Avec seulement dix foyers sur la saison (dont une minorité en canards et aucun cas dans le Sud-Ouest), contre 400 l’année précédente au même moment, les espoirs fondés sur la prévention vaccinale se sont concrétisés. Pour autant, l’ingénieure du Cifog Marie Laborde n’a pas mis ce succès au seul crédit du vaccin. Cette saison hivernale, les virus influenza ont été moins agressifs en Europe et la biosécurité doit rester de mise. La seconde campagne de vaccination est plus que jamais d’actualité pour conforter la relance de la production, même s’il reste encore à savoir à quel niveau les pouvoirs publics reconduiront leur participation.
Retour de la confiance et rebond de la production
L’absence de foyers a permis aux opérateurs de faire normalement leur métier, à commencer par les éleveurs. Selon le Cifog, les abattages ont remonté de 21 % pour atteindre 20 millions de canards sur 2023, après le trou à 16,6 millions en 2022. Il est fort probable que le volume 2 024 sera meilleur, dans la mesure où les abatteurs-transformateurs ont besoin de reconstituer des stocks. Le président Éric Dumas espère « une montée en puissance prudente, avec un objectif d’environ 25 millions de canards en 2024".
La pénurie s’est traduite par une baisse de l’offre sur le marché français et par une montée en gamme qu’a détaillé Marie Pierre Pé, directrice du Cifog. Au final, comme sur l’ensemble des produits festifs, les volumes commercialisés ont chuté de 10,7 % par rapport à 2022. En revanche, c’est la stabilité en valeur (+0,2 %). « Malgré le contexte anxiogène et inflationniste, les Français n’ont pas tourné le dos au foie gras », souligne la directrice, mais en accentuant leurs achats de dernière minute (35,9 % des ventes sur la semaine de Noël).
Plus d’importation et moins d’exportation
Le déficit de matière première s’est aussi fait sentir sur la balance commerciale, devenue déficitaire pour la première fois à -3,5 millions d’euros (+56,7 M€ en 2015). Pour alimenter le marché français, les transformateurs ont beaucoup plus importé de préparations (+112 % en volume), essentiellement bulgares, et de foies d’oie (+39 % en volume), essentiellement hongrois, qu’ils ont payé plus cher qu’en 2022. La valeur des importations a progressé de 28 %, alors que celle des exportations n’a pris que + 12 %. L’export a reculé en volume vers l’UE à 27, qui pèse 53 % des foies crus et 75 % des préparations, mais s’est accru en valeur. Vers les pays tiers, le commerce a rebondi sur le foie cru de 81 % en volume (+324 t) mais il a reculé de 10 % sur les préparations (-38 t).

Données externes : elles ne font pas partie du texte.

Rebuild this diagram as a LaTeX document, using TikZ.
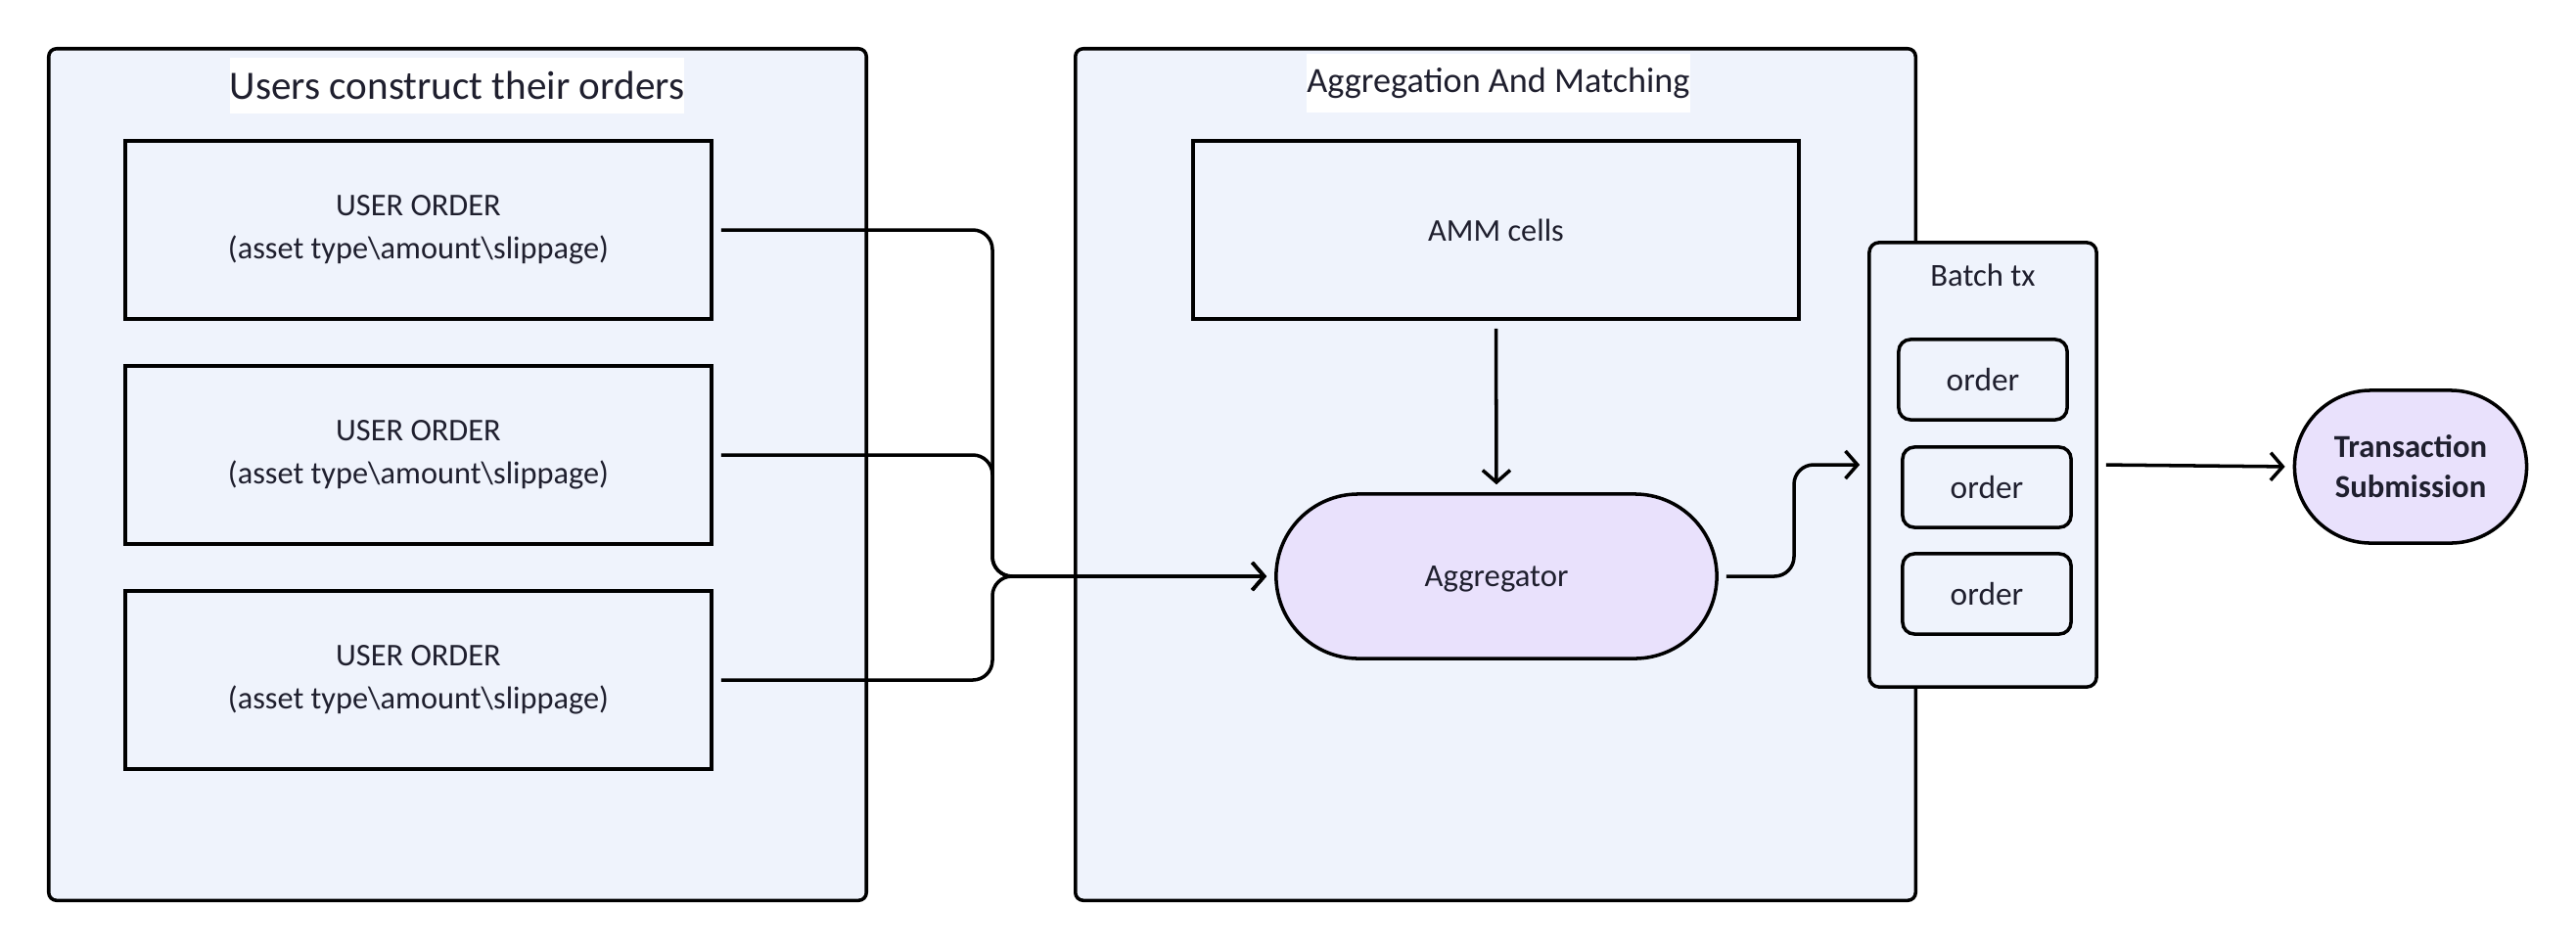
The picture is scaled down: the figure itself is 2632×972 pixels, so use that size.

Après les interdictions de certains pays tiers liées à la perte du statut « indemne d’influenza » succèdent des blocages plus récents liés à la vaccination, comme au Japon et au Canada alignés sur les USA. « Début mars, le Royaume-Uni a décidé de ne plus importer de produits issus de canards vaccinés », a indiqué l’ingénieure du Cifog. L’impact économique sera relatif, car en 2023 le Japon n’a importé que 80 t de foies gras et préparations et le Royaume Uni 33 t, soit 4 % des exports totaux.
Mais la portée est symbolique et il reste à convaincre les pays sceptiques. "Le succès de la vaccination sera vraiment réel quand on aura réussi à faire accepter ce process pour nos pays clients, reconnaît Marie-Pierre Pé qui ne baisse pas les bras : Il faut attendre. Nous avons un plan de surveillance extrêmement draconien. Ceci va permettre de rassurer petit à petit."